Le style est simple et direct. Il va droit au coeur et aux tripes. Peut-être parce que Jean Meckert sait de quoi il parle : il a été employé à la mairie du vingtième arrondissement. Il décrit parfaitement la vie de bureau avec ses rivalités, son hypocrisie, ses mesquineries, les collègues qu'on doit supporter à longueur de journée, les humiliations qu'infligent les petits chefs. Pas de solidarité ici, la solution pour Augustin ne peut être qu'individuelle. Au moins s'il pouvait compter sur le soutien de sa femme.

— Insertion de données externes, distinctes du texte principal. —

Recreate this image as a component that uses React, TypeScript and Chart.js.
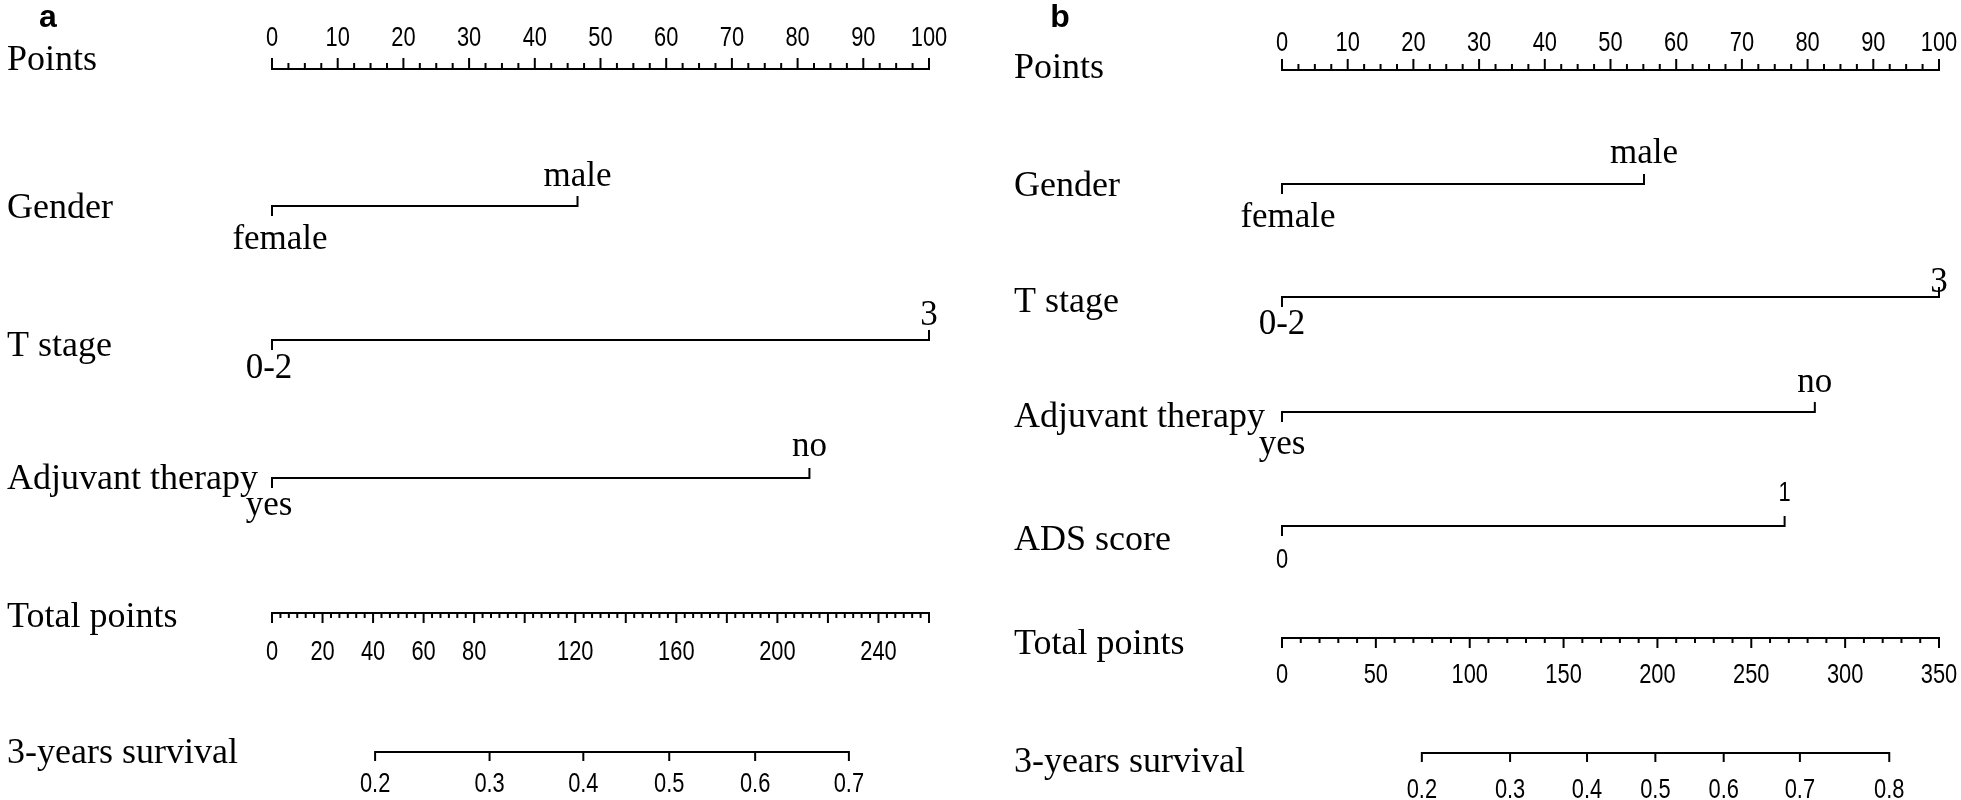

Les relations d'Augustin avec Emilienne sont également au coeur du roman et, en ce qui me concerne, un de ses aspects les plus émouvants. L'incompréhension règne au sein du ménage, usé par huit années de cohabitation. Augustin confie ses peines, ses frustrations à Emilienne. Elle l'écoute, mais il sent qu'elle ne l'entend pas. Elle voudrait qu'il se résigne, pour elle, pour la petite. Elle en appelle à ses responsabilités. Il finira par lui dire qu'il a envoyé valdinguer son travail. Elle ne l'entend pas de cette oreille, creusant toujours plus le fossé entre eux. Mais, dans sa quête quotidienne d'un nouveau travail, Augustin rencontre Odette, une jeune chômeuse. Ils se revoient. Augustin, là encore, se sent renaître…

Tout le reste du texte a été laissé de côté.